Une cordée est une alliance de deux talents, un mariage singulier pour le meilleur et pour le pire, réussir ou se casser la gueule. Quand ça ne marche pas, l’un marche sur la corde, l’autre couine que ça va trop vite. Quand ça marche, c’est 1+1 = 3, un ensemble qui fait mieux, et plus vite, que tout ce que chacun aurait fait avec un autre partenaire : tels Lachenal avec Terray, Paragot avec Bérardini, ou, dans un autre registre, Kurtyka et Kukuczka.

Une cordée qui marche, c’est quand 1+1 = 3

L’alliance de la pure lumière du rocher Enzo Oddo avec le formidable Léo Billon fait des étincelles.  Mieux : elle laisse une traînée de poudre là où elle passe. En 2021, la cordée a fait parler d’elle en répétant l’une des plus fameuses voies de la Civetta à la journée. Le 10 juillet dernier, le même jour que Védrines pour son record à l’intégrale de Peuterey, la cordée magique a signé un enchaînement stratosphérique versant italien du mont Blanc, le versant de tous les superlatifs.

Cette trilogie du Frêney, plus connue sous le nom de Super Intégrale de Peuterey, consiste à gravir la face ouest de l’Aiguille Noire de Peuterey 3772 m (voie Ratti Vitali, TD+, 750 m), à en descendre en rappels pour rejoindre le pied de l’Aiguille Gugliermina, pour gravir la Boccalate-Gervasutti, TD+, 650 m, jusqu’à son sommet, 3893 m. Puis, par l’Aiguille Blanche de Peuterey, 4101 m, poursuivre par le Pilier Central du Frêney (TD+, 500m). Du val Veny au sommet du mont Blanc : 15h56. Vous avez bien lu.

La Super Intégrale de Peuterey en 15h56, parking – sommet.

Imaginée et réalisée en deux semaines, en plein hiver, par l’italien Renato Casarotto, la Super Intégrale de Peuterey voit passer de très forts alpinistes de temps à autre. L’idée farlelue de tout grimper à la journée vient de Seb Ratel et du regretté Max Bonniot, qui l’ont tentée en 2016, raconte Léo Billon dans la vidéo du GMHM. Billon, qui a magistralement grimpé avec Védrines les Jorasses à la journée (face nord, Gousseault-Desmaison), mais qui n’aime guère le solo, a sans doute trouvé en Oddo le surdoué de l’escalade (premier 9a+ à 15 ans) un compagnon idéal. Alors oui, cela fait moins de bruit médiatique que le solo.

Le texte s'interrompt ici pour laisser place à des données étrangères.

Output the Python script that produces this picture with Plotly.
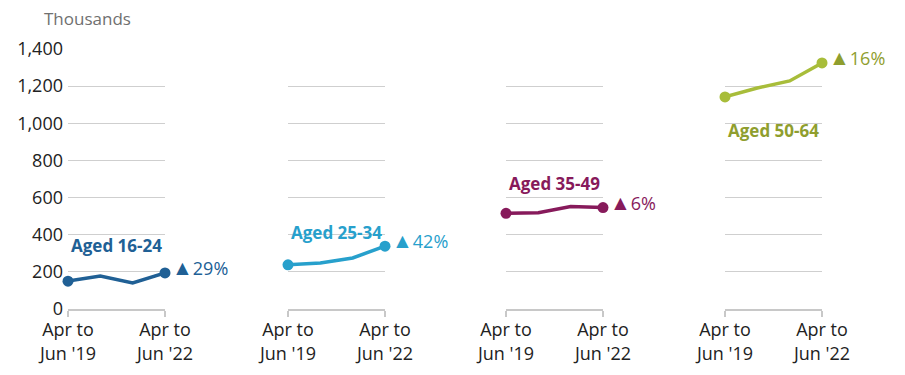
import plotly.graph_objects as go

categories = ["Apr to Jun '19", "Apr to Jun '20", "Apr to Jun '21", "Apr to Jun '22"]
tick_labels = ["Apr to<br>Jun '19", "Apr to<br>Jun '22"]
groups = ["Aged 16-24", "Aged 25-34", "Aged 35-49", "Aged 50-64"]
values_16_24 = [150, 178, 140, 194]
values_25_34 = [238, 248, 275, 338]
values_35_49 = [515, 518, 552, 546]
values_50_64 = [1142, 1190, 1228, 1325]
changes = ["29%", "42%", "6%", "16%"]
label_y = [340, 410, 678, 962]
line_colors = ["#206095", "#27a0cc", "#871a5b", "#a8bd3a"]
text_colors = ["#206095", "#27a0cc", "#871a5b", "#8f9e2e"]

series = [values_16_24, values_25_34, values_35_49, values_50_64]

fig = go.Figure()
W = 754.0
H = 260.0
starts = [0, 220, 438, 657]
width = 97

for i, vals in enumerate(series):
    xa = "x" if i == 0 else f"x{i+1}"
    ya = "y" if i == 0 else f"y{i+1}"
    fig.add_trace(go.Scatter(x=categories, y=vals, mode="lines",
                             line=dict(color=line_colors[i], width=3.5),
                             cliponaxis=False,
                             xaxis=xa, yaxis=ya, showlegend=False, hoverinfo="skip"))
    fig.add_trace(go.Scatter(x=[categories[0], categories[-1]], y=[vals[0], vals[-1]],
                             mode="markers", marker=dict(color=line_colors[i], size=11),
                             cliponaxis=False,
                             xaxis=xa, yaxis=ya, showlegend=False, hoverinfo="skip"))
    dom = [starts[i] / W, min(1.0, (starts[i] + width) / W)]
    xkey = "xaxis" if i == 0 else f"xaxis{i+1}"
    ykey = "yaxis" if i == 0 else f"yaxis{i+1}"
    fig.layout[xkey] = dict(domain=dom, type="category", categoryorder="array",
                            categoryarray=categories, range=[0, 3],
                            tickvals=[categories[0], categories[-1]], ticktext=tick_labels,
                            showgrid=False, showline=True, linecolor="#c8c8c8", linewidth=1.5,
                            ticks="outside", ticklen=6, tickcolor="#c8c8c8", tickwidth=1.5,
                            ticklabelstandoff=-2,
                            tickfont=dict(size=18, color="#222222"), anchor=ya, zeroline=False)
    ydict = dict(range=[0, 1400], tickvals=[0, 200, 400, 600, 800, 1000, 1200, 1400],
                 tickformat=",", showgrid=True, gridcolor="#cfcfcf", gridwidth=1.2,
                 zeroline=False, anchor=xa, tickfont=dict(size=18, color="#222222"),
                 ticks="", ticklabelstandoff=4)
    if i > 0:
        ydict["showticklabels"] = False
        ydict["matches"] = "y"
    fig.layout[ykey] = ydict
    fig.add_annotation(x=1.5, y=label_y[i], xref=xa, yref=ya, text=f"<b>{groups[i]}</b>",
                       showarrow=False, font=dict(size=17, color=text_colors[i]),
                       xanchor="center", yanchor="middle")
    fig.add_annotation(x=3, y=vals[-1], xref=xa, yref=ya,
                       text=f"<span style='font-size:21px'>▲</span>{changes[i]}",
                       showarrow=False, font=dict(size=18, color=text_colors[i]),
                       xanchor="left", yanchor="middle", xshift=5, yshift=6)

fig.add_annotation(x=(42 - 68) / W, y=1 + (49 - 19) / H, xref="paper", yref="paper",
                   text="Thousands", showarrow=False,
                   font=dict(size=17, color="#707070"), xanchor="left", yanchor="middle")

# page body has an 8px default margin; compensate so the plot area sits at 68..822 x 49..309
fig.update_layout(width=905, height=375,
                  margin=dict(l=60, r=91, t=41, b=74, autoexpand=False),
                  plot_bgcolor="white", paper_bgcolor="white",
                  font=dict(family="Open Sans", size=18, color="#222222"))

fig.write_html("out.html")
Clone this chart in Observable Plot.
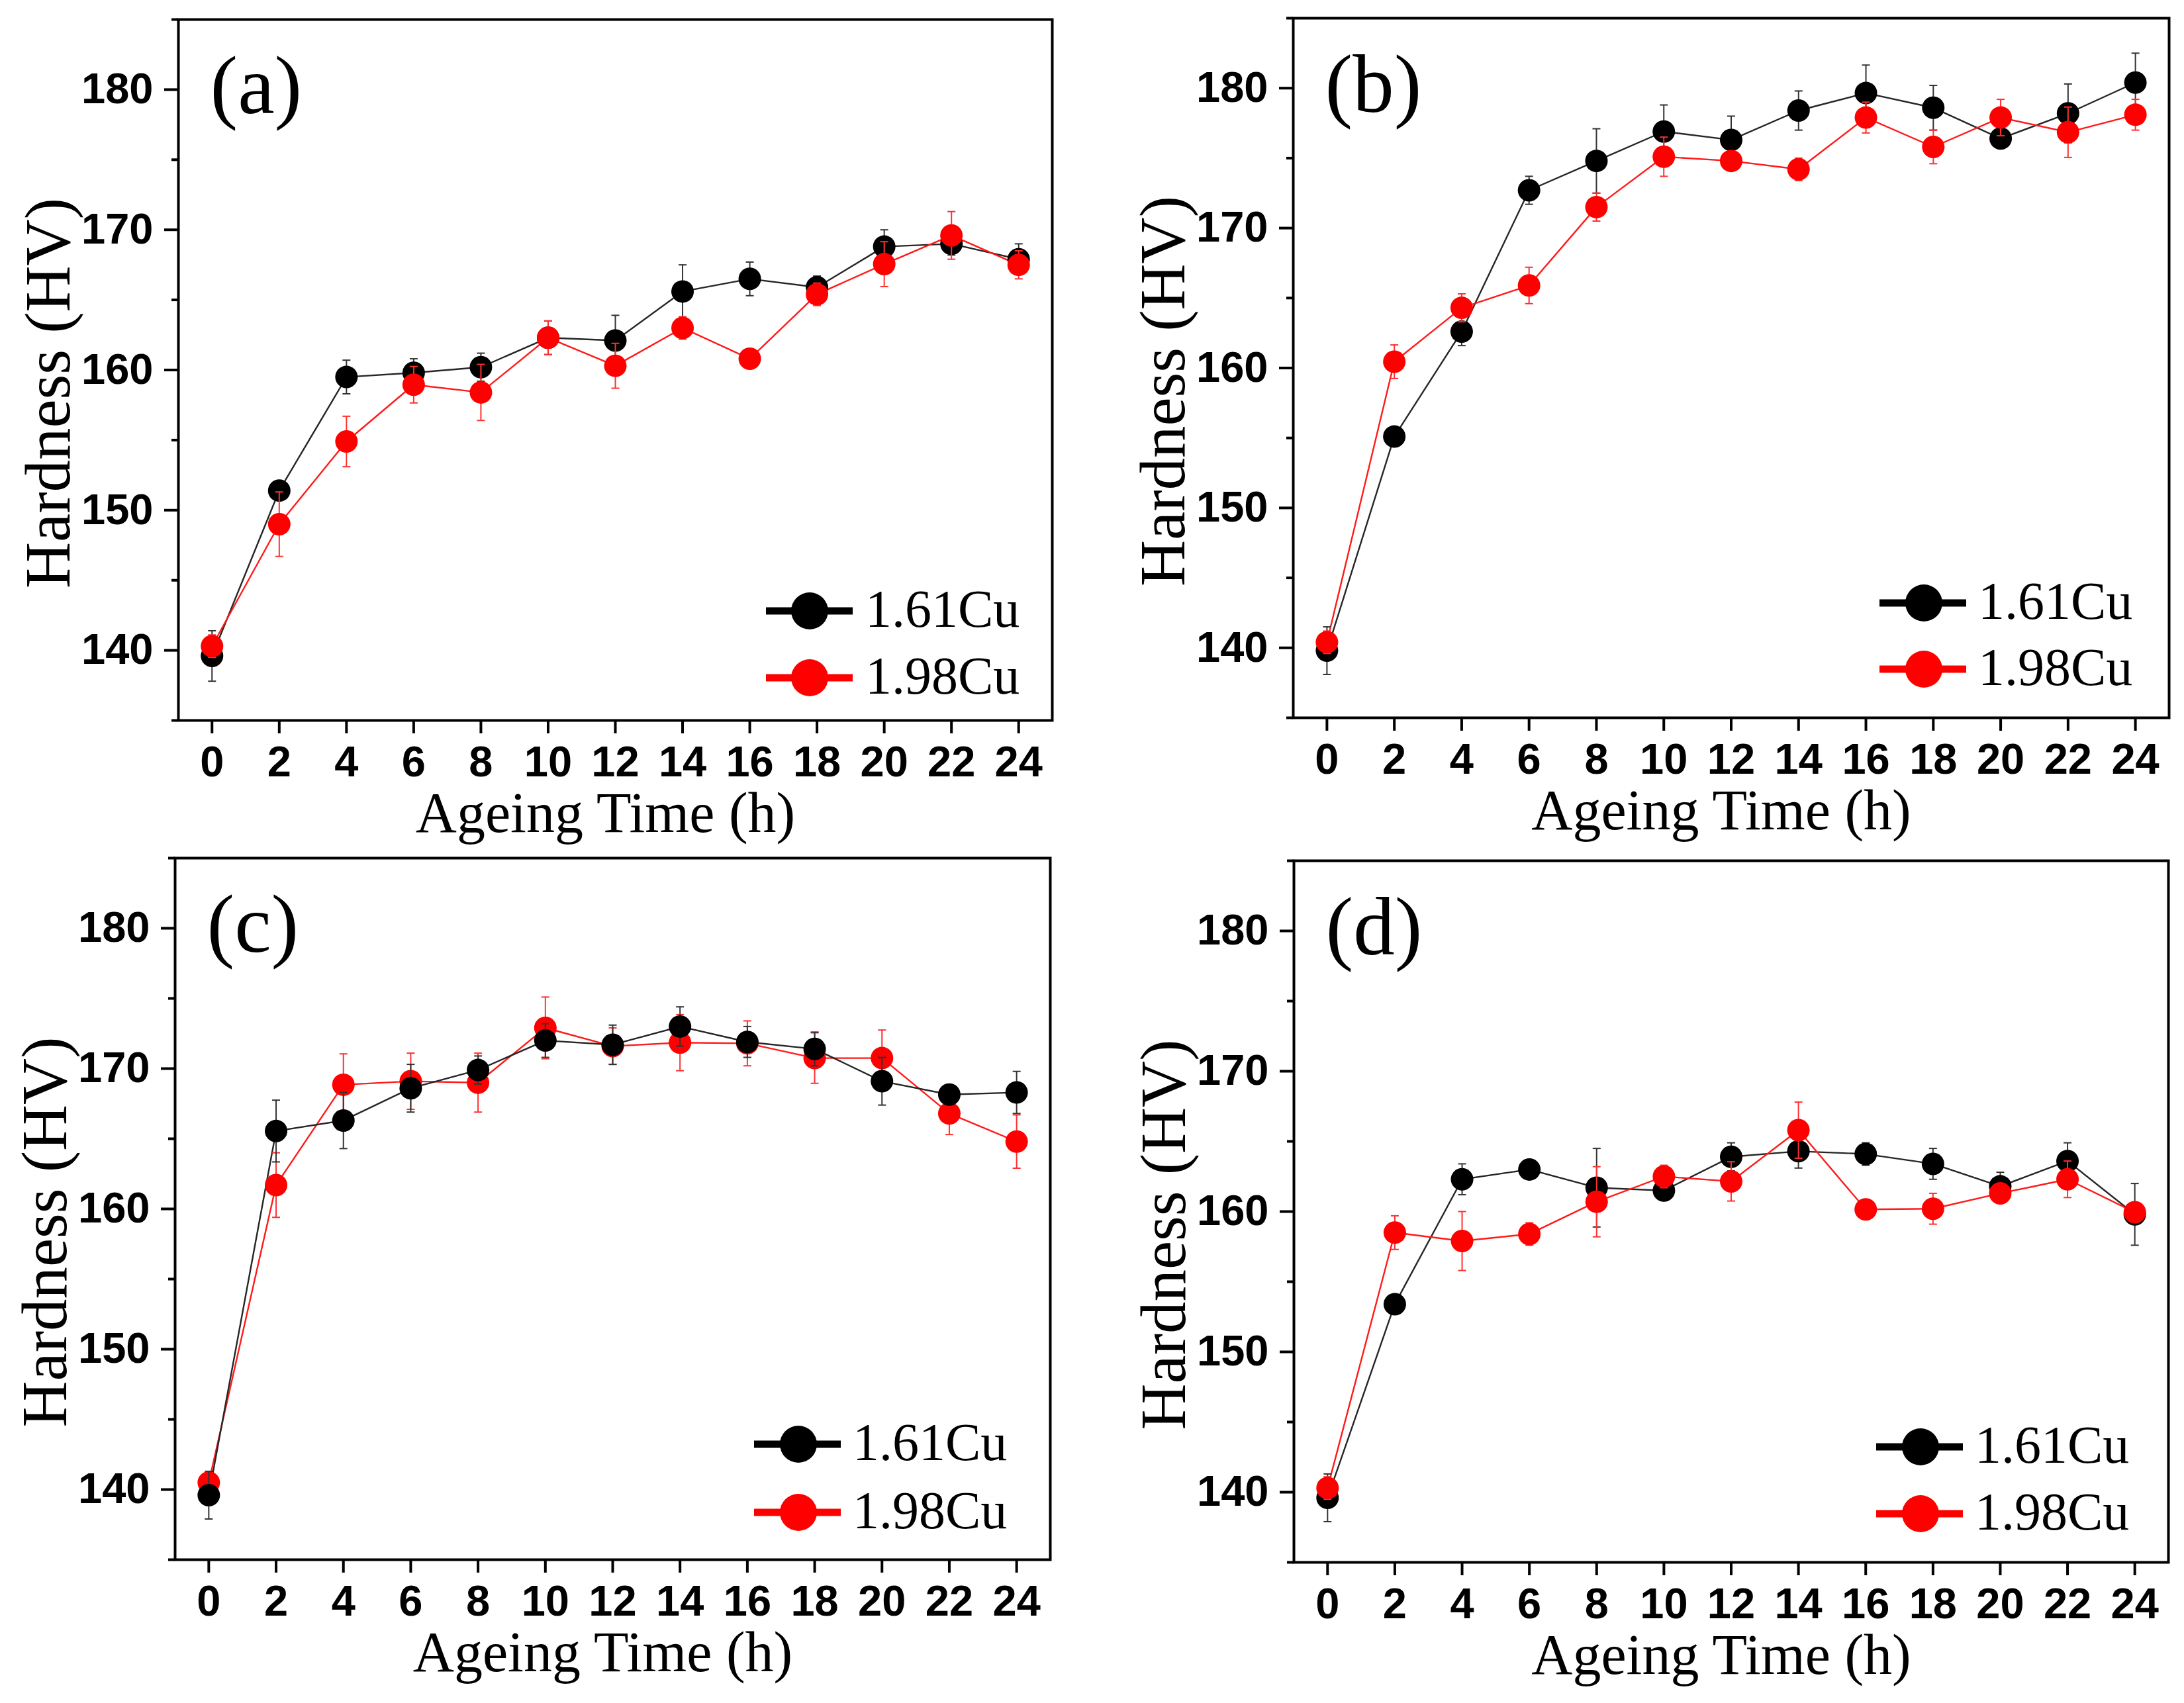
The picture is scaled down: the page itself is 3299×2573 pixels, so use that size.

Mais c’est exceptionnel, et dans ce style, seuls les américains au Yosemite font aussi bien.

Comme l’explique Léo, à la place des vingt longueurs de la Ratti, lui et Enzo en ont fait …deux, grimpant à corde tendue. Un style Yosemite qui couple l’excellence technique avec zéro droit à l’erreur… et un temps record de 1h40 pour cette face ouest de la Noire ! Rappels (22) expédiés en une heure et demie…

La voie de Gervasutti à la Gugliermina les a étonnés par son escalade engagée et ses longueurs « beaucoup plus soutenues », dit Léo. Midi vingt au sommet de la Gugliermina, 14h à la Blanche, 15h au pied du Frêney : il ne restait plus que le pilier central du Frêney pour occuper l’après-midi… Ce fut « folklorique », pieds trempés et cascades d’eau.

Le résultat ? Un enchaînement fabuleux de trois courses, en moins de temps qu’il n’en faut à une excellente cordée pour une seule. Trois courses majeures qui suffiraient à remplir une vie d’alpiniste, ou disons, un (très) bel été : la vie est ainsi faite que certains virtuoses jouent à la perfection la partition que certains passeront toute leur vie à travailler. Pour cela sans doute il faut applaudir la cordée Billon-Oddo, qui signe cette fantastique chevauchée.